During their time at Loyola, Kennedy, an 18-year-old undecided business major, has made the biggest on-court impact. The 6-foot-1 guard started six of the Ramblers’ nine games — averaging 22.8 minutes per game — and is averaging 8.8 points, which is fourth-highest on the team. Wojcik, a 6-foot-4 guard, has started one game and is averaging 3.4 points in the 18.4 minutes of court time he sees per game.
Welch, a 6-foot-8 forward, is averaging just 2.4 points per game in 9.4 minutes per contest, but Moser hasn’t always played first-year big men in recent years. Last season, first-year forward Franklin Agunanne played 6.8 minutes per game while first-year forward Chrstian Negron played only 4.2 minutes per game in 2017-18.

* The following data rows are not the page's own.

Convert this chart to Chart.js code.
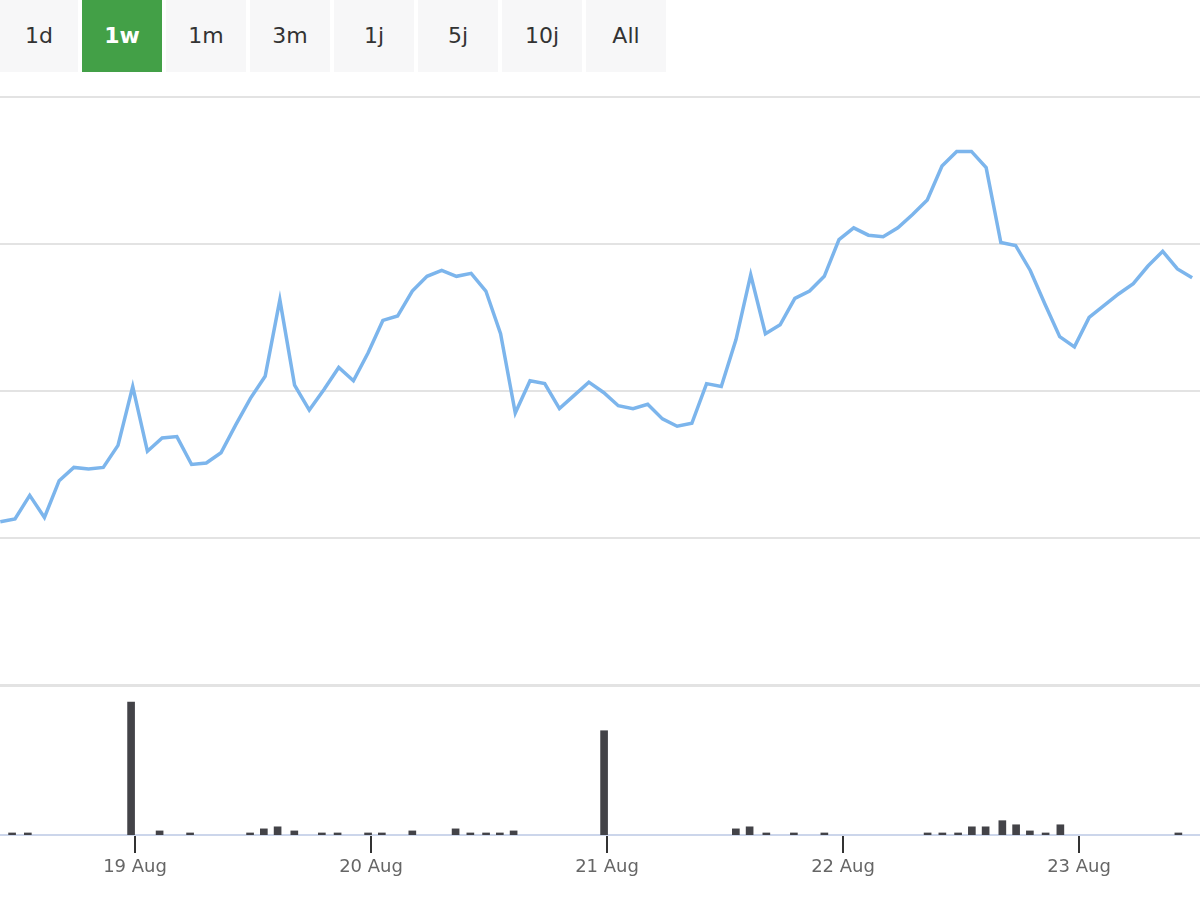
<!DOCTYPE html>
<html>
<head>
<meta charset="utf-8">
<script src="https://cdn.jsdelivr.net/npm/chart.js@4"></script>
<style>
  body { margin: 0; width: 1200px; height: 900px; background: #fff; font-family: "DejaVu Sans", sans-serif; position: relative; overflow: hidden; }
  .btns { position: absolute; left: 0; top: 0; display: flex; gap: 4px; }
  .btns div { width: 80px; height: 72px; line-height: 72px; text-align: center; background: #f7f7f8; color: #333; font-size: 22px; }
  .btns div:first-child { width: 78px; }
  .btns div.on { background: #43a047; color: #fff; font-weight: bold; }
  #priceWrap { position: absolute; left: 0; top: 92px; width: 1200px; height: 598px; }
  #volWrap { position: absolute; left: 0; top: 684px; width: 1200px; height: 216px; border-top: 3px solid #e3e3e3; box-sizing: border-box; }
</style>
</head>
<body>
<div class="btns">
  <div>1d</div><div class="on">1w</div><div>1m</div><div>3m</div><div>1j</div><div>5j</div><div>10j</div><div>All</div>
</div>
<div id="priceWrap"><canvas id="priceChart"></canvas></div>
<div id="volWrap"><canvas id="volChart"></canvas></div>
<script>
// hours relative to 19 Aug 00:00
const dayTicks = [0, 24, 48, 72, 96];
const dayLabels = ['19 Aug', '20 Aug', '21 Aug', '22 Aug', '23 Aug'];
const xMin = -13.73, xMax = 108.3;

const prices = [11.1, 11.3, 12.9, 11.4, 13.9, 14.8, 14.7, 14.8, 16.3, 20.3, 15.9, 16.8, 16.9, 15.0, 15.1, 15.8,
  17.7, 19.5, 21.0, 26.2, 20.4, 18.7, 20.1, 21.6, 20.7, 22.6, 24.8, 25.1, 26.8, 27.8, 28.2, 27.8, 28.0, 26.8,
  23.9, 18.5, 20.7, 20.5, 18.8, 19.7, 20.6, 19.9, 19.0, 18.8, 19.1, 18.1, 17.6, 17.8, 20.5, 20.3, 23.5, 27.9,
  23.9, 24.5, 26.3, 26.8, 27.8, 30.3, 31.1, 30.6, 30.5, 31.1, 32.0, 33.0, 35.3, 36.3, 36.3, 35.2, 30.1, 29.9,
  28.2, 25.9, 23.7, 23.0, 25.0, 25.8, 26.6, 27.3, 28.5, 29.5, 28.3, 27.7];
const priceStart = -13.7, priceEnd = 107.5;

const volHours = [-12.5, -10.9, -0.4, 2.5, 5.6, 11.7, 13.1, 14.5, 16.2, 19.0, 20.6, 23.7, 25.1, 28.2, 32.6, 34.1,
  35.7, 37.1, 38.5, 47.7, 61.1, 62.5, 64.2, 67.0, 70.1, 80.6, 82.1, 83.7, 85.1, 86.5, 88.2, 89.6, 91.0, 92.6, 94.1, 106.1];
const volumes = [2, 2, 130, 4, 2, 2, 6, 8, 4, 2, 2, 2, 2, 4, 6, 2, 2, 2, 4, 102, 6, 8, 2, 2, 2, 2, 2, 2, 8, 8, 14,
  10, 4, 2, 10, 2];

const setDayTicks = (scale) => { scale.ticks = dayTicks.map(v => ({value: v})); };
const priceStep = (priceEnd - priceStart) / (prices.length - 1);

new Chart(document.getElementById('priceChart'), {
    type: 'line',
    data: {
        datasets: [{
            data: prices.map((p, i) => ({x: priceStart + i * priceStep, y: p})),
            borderColor: '#7cb5ec',
            borderWidth: 3.5,
            pointRadius: 0,
            tension: 0
        }]
    },
    options: {
        responsive: true, maintainAspectRatio: false, animation: false,
        layout: {padding: {top: 5, bottom: 5}},
        plugins: {legend: {display: false}, tooltip: {enabled: false}},
        scales: {
            x: {type: 'linear', min: xMin, max: xMax, display: false},
            y: {
                min: 0, max: 40,
                ticks: {display: false, stepSize: 10},
                grid: {color: '#e3e3e3', lineWidth: 2, drawTicks: false},
                border: {display: false}
            }
        }
    }
});

new Chart(document.getElementById('volChart'), {
    type: 'bar',
    data: {
        datasets: [{
            data: volHours.map((h, i) => ({x: h, y: volumes[i]})),
            backgroundColor: '#434348',
            barThickness: 7
        }]
    },
    options: {
        responsive: true, maintainAspectRatio: false, animation: false,
        layout: {padding: {top: 11, left: 0, right: 0}},
        plugins: {legend: {display: false}, tooltip: {enabled: false}},
        scales: {
            x: {
                type: 'linear', min: xMin, max: xMax, offset: false,
                afterBuildTicks: setDayTicks,
                afterFit: (s) => { s.height = 65; },
                ticks: {
                    color: '#666', font: {size: 18, family: 'DejaVu Sans'}, padding: 4,
                    callback: (v) => dayLabels[dayTicks.indexOf(v)] || ''
                },
                grid: {drawOnChartArea: false, offset: false, tickLength: 18, color: '#333', lineWidth: 2},
                border: {color: '#ccd6eb', width: 2}
            },
            y: {min: 0, max: 134, display: false}
        }
    }
});
</script>
</body>
</html>
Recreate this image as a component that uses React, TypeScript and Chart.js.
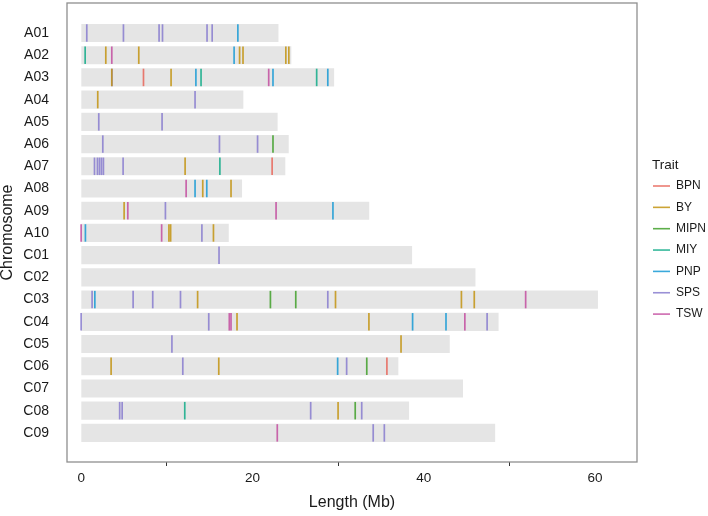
import { useEffect, useRef } from "react";
import { Chart, registerables } from "chart.js";

Chart.register(...registerables);

// ---- data ----
const chromosomes = ["A01", "A02", "A03", "A04", "A05", "A06", "A07", "A08", "A09", "A10",
  "C01", "C02", "C03", "C04", "C05", "C06", "C07", "C08", "C09"];
const lengths = [23.0, 24.5, 29.5, 18.9, 22.9, 24.2, 23.8, 18.75, 33.6, 17.2,
  38.6, 46.0, 60.3, 48.7, 43.0, 37.0, 44.55, 38.25, 48.3];
const xTicks = [0, 20, 40, 60];

const traitNames = ["BPN", "BY", "MIPN", "MIY", "PNP", "SPS", "TSW"];
const traitColors = [
  "rgba(232,101,89,0.85)",
  "rgba(195,148,18,0.85)",
  "rgba(65,160,42,0.85)",
  "rgba(18,171,136,0.85)",
  "rgba(24,154,213,0.85)",
  "rgba(136,124,207,0.85)",
  "rgba(195,77,160,0.85)",
];

type QTL = [string, number];
const BPN: QTL[] = [["A03", 7.28], ["A07", 22.3], ["C06", 35.7]];
const BY: QTL[] = [
  ["A02", 2.88], ["A02", 6.73], ["A02", 18.5], ["A02", 18.9], ["A02", 23.9], ["A02", 24.25],
  ["A03", 3.58], ["A03", 10.5], ["A04", 1.94], ["A07", 12.14], ["A08", 14.2], ["A08", 17.5],
  ["A09", 5.02], ["A10", 10.25], ["A10", 10.45], ["A10", 15.45],
  ["C03", 13.6], ["C03", 29.7], ["C03", 44.4], ["C03", 45.9],
  ["C04", 18.2], ["C04", 33.6], ["C05", 37.35], ["C06", 3.5], ["C06", 16.07], ["C08", 30.0],
];
const MIPN: QTL[] = [["A06", 22.4], ["C03", 22.1], ["C03", 25.06], ["C06", 33.35], ["C08", 32.0]];
const MIY: QTL[] = [["A02", 0.47], ["A03", 14.0], ["A03", 27.5], ["A07", 16.2], ["C08", 12.1]];
const PNP: QTL[] = [
  ["A01", 18.3], ["A02", 17.86], ["A03", 13.4], ["A03", 22.4], ["A03", 28.8],
  ["A08", 13.3], ["A08", 14.67], ["A09", 29.4], ["A10", 0.5],
  ["C03", 1.6], ["C04", 38.7], ["C04", 42.6], ["C06", 29.95],
];
const SPS: QTL[] = [
  ["A01", 0.66], ["A01", 4.94], ["A01", 9.1], ["A01", 9.5], ["A01", 14.7], ["A01", 15.3],
  ["A03", 3.6], ["A04", 13.3], ["A05", 2.06], ["A05", 9.45],
  ["A06", 2.53], ["A06", 16.15], ["A06", 20.6],
  ["A07", 1.56], ["A07", 1.9], ["A07", 2.14], ["A07", 2.37], ["A07", 2.6], ["A07", 4.9],
  ["A09", 9.84], ["A10", 14.1], ["C01", 16.1],
  ["C03", 1.28], ["C03", 6.07], ["C03", 8.36], ["C03", 11.6], ["C03", 28.8],
  ["C04", 0.0], ["C04", 14.9], ["C04", 47.4], ["C05", 10.6],
  ["C06", 11.87], ["C06", 31.0], ["C08", 4.5], ["C08", 4.79], ["C08", 26.8], ["C08", 32.76],
  ["C09", 34.1], ["C09", 35.4],
];
const TSW: QTL[] = [
  ["A02", 3.58], ["A03", 21.9], ["A08", 12.26], ["A09", 5.45], ["A09", 22.76],
  ["A10", 0.0], ["A10", 9.4], ["C03", 51.9], ["C04", 17.3], ["C04", 17.5], ["C04", 44.8], ["C09", 22.9],
];
const traitQTL = [BPN, BY, MIPN, MIY, PNP, SPS, TSW];

export default function App() {
  const ref = useRef<HTMLCanvasElement>(null);

  useEffect(() => {
    const canvas = ref.current;
    if (!canvas) return;

    const panelBorder = {
      id: "panelBorder",
      afterDatasetsDraw(chart: any) {
        const { ctx, chartArea: a } = chart;
        ctx.save();
        ctx.strokeStyle = "#8f8f8f";
        ctx.lineWidth = 1.3;
        ctx.strokeRect(a.left, a.top, a.right - a.left, a.bottom - a.top);
        ctx.restore();
      },
    };

    const traitLegend = {
      id: "traitLegend",
      afterDraw(chart: any) {
        const { ctx, chartArea: a } = chart;
        const cy = (a.top + a.bottom) / 2;
        ctx.save();
        ctx.textBaseline = "middle";
        ctx.textAlign = "left";
        ctx.fillStyle = "#1a1a1a";
        ctx.font = "13.5px 'Liberation Sans', Arial, sans-serif";
        ctx.fillText("Trait", a.right + 15, cy - 67.5);
        ctx.font = "12px 'Liberation Sans', Arial, sans-serif";
        chart.data.datasets.forEach((ds: any, i: number) => {
          if (ds.type !== "scatter") return;
          const k = i - 1;
          const y = cy - 46.5 + k * 21.35;
          ctx.strokeStyle = ds.borderColor;
          ctx.lineWidth = 1.6;
          ctx.beginPath();
          ctx.moveTo(a.right + 16, y);
          ctx.lineTo(a.right + 33, y);
          ctx.stroke();
          ctx.fillStyle = "#1a1a1a";
          ctx.fillText(ds.label, a.right + 39, y);
        });
        ctx.restore();
      },
    };

    const chart = new Chart(canvas, {
      type: "bar",
      data: {
        datasets: [
          {
            type: "bar",
            indexAxis: "y",
            label: "Chromosome",
            data: chromosomes.map((_, i) => ({ x: lengths[i], y: i })),
            backgroundColor: "#e5e5e5",
            barThickness: 17.5,
            order: 10,
          } as any,
          ...traitNames.map((t, k) => ({
            type: "scatter",
            label: t,
            data: traitQTL[k].map(([c, p]) => ({ x: p, y: chromosomes.indexOf(c) })),
            pointStyle: "line",
            rotation: 90,
            radius: 8.75,
            borderWidth: 1.7,
            borderColor: traitColors[k],
            backgroundColor: traitColors[k],
            order: 0,
          } as any)),
        ],
      },
      options: {
        animation: false,
        responsive: false,
        events: [],
        layout: { autoPadding: false, padding: { left: 0, top: 3, right: 71, bottom: 0 } },
        plugins: {
          legend: { display: false },
          tooltip: { enabled: false },
        },
        scales: {
          x: {
            type: "linear",
            position: "bottom",
            min: -1.65,
            max: 64.9,
            offset: false,
            afterFit(scale: any) {
              scale.height = 54;
              scale.paddingLeft = 0;
              scale.paddingRight = 0;
            },
            afterBuildTicks(scale: any) { scale.ticks = xTicks.map((v) => ({ value: v })); },
            grid: { drawOnChartArea: false, drawTicks: true, tickLength: 4, color: "#333333", lineWidth: 1 },
            border: { display: false },
            ticks: {
              autoSkip: false,
              maxRotation: 0,
              padding: 4.5,
              color: "#1a1a1a",
              font: { family: "'Liberation Sans', Arial, sans-serif", size: 13.5 },
            },
            title: {
              display: true,
              text: "Length (Mb)",
              color: "#1a1a1a",
              font: { family: "'Liberation Sans', Arial, sans-serif", size: 16 },
              padding: { top: 0, bottom: 3.4 },
            },
          },
          y: {
            type: "linear",
            reverse: true,
            min: -1.35,
            max: 19.31,
            offset: false,
            afterFit(scale: any) {
              scale.width = 67;
              scale.paddingTop = 0;
              scale.paddingBottom = 0;
            },
            afterBuildTicks(scale: any) { scale.ticks = chromosomes.map((_, i) => ({ value: i })); },
            grid: { display: false },
            border: { display: false },
            ticks: {
              autoSkip: false,
              padding: 10,
              color: "#1a1a1a",
              font: { family: "'Liberation Sans', Arial, sans-serif", size: 14 },
              callback: (v: any) => chromosomes[v as number] ?? "",
            },
            title: {
              display: true,
              text: "Chromosome",
              color: "#1a1a1a",
              font: { family: "'Liberation Sans', Arial, sans-serif", size: 16, lineHeight: 1 },
              padding: { top: 0, bottom: 0 },
            },
          },
        },
      },
      plugins: [panelBorder, traitLegend],
    });

    return () => chart.destroy();
  }, []);

  return (
    <div style={{ position: "fixed", left: 0, top: 0, width: 708, height: 516, background: "#ffffff" }}>
      <canvas ref={ref} width={708} height={516} style={{ display: "block" }} />
    </div>
  );
}
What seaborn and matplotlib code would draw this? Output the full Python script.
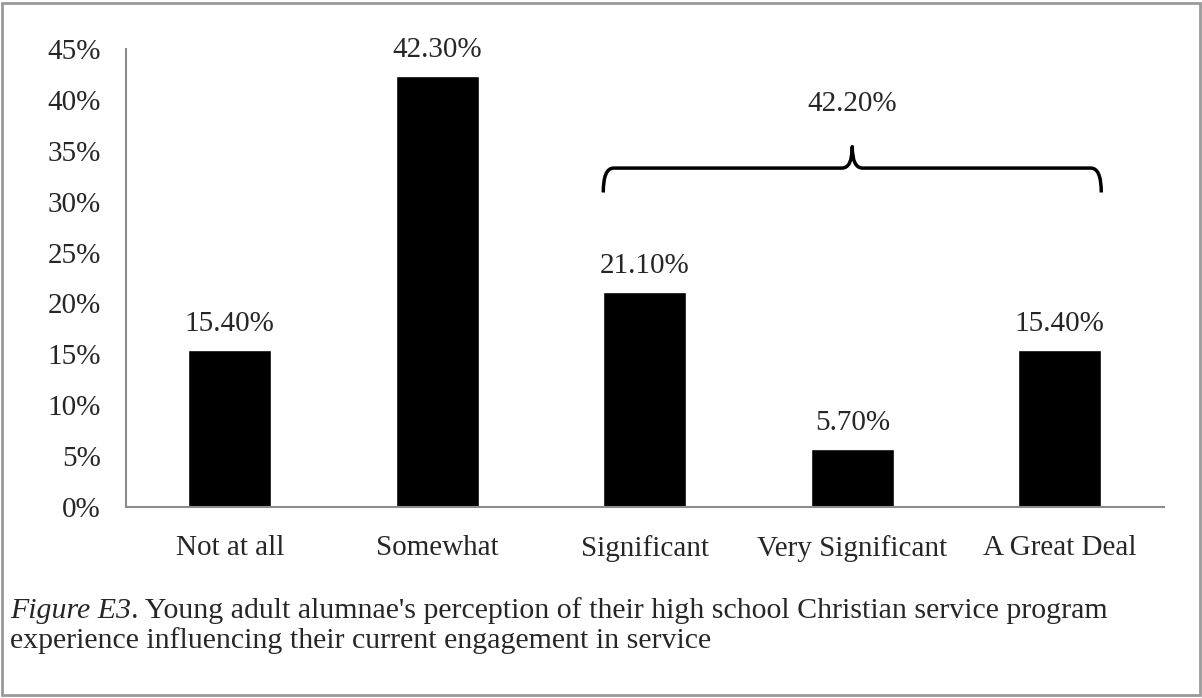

Outside of the actual games, the trio said college basketball has a much more rigorous schedule than high school and travel basketball. They listed practice intensity, more in-depth game prep and an overall lack of free time as the biggest differences. However, they said being able to rely on each other has made the transition much easier.
“I think [having Wojcik and Welch] made it so much easier,” Kennedy said. “I had two other people to relate to, and if one of us was struggling, most of the time all of us were struggling. We just pick each other up, and it’s made it so much more comfortable.”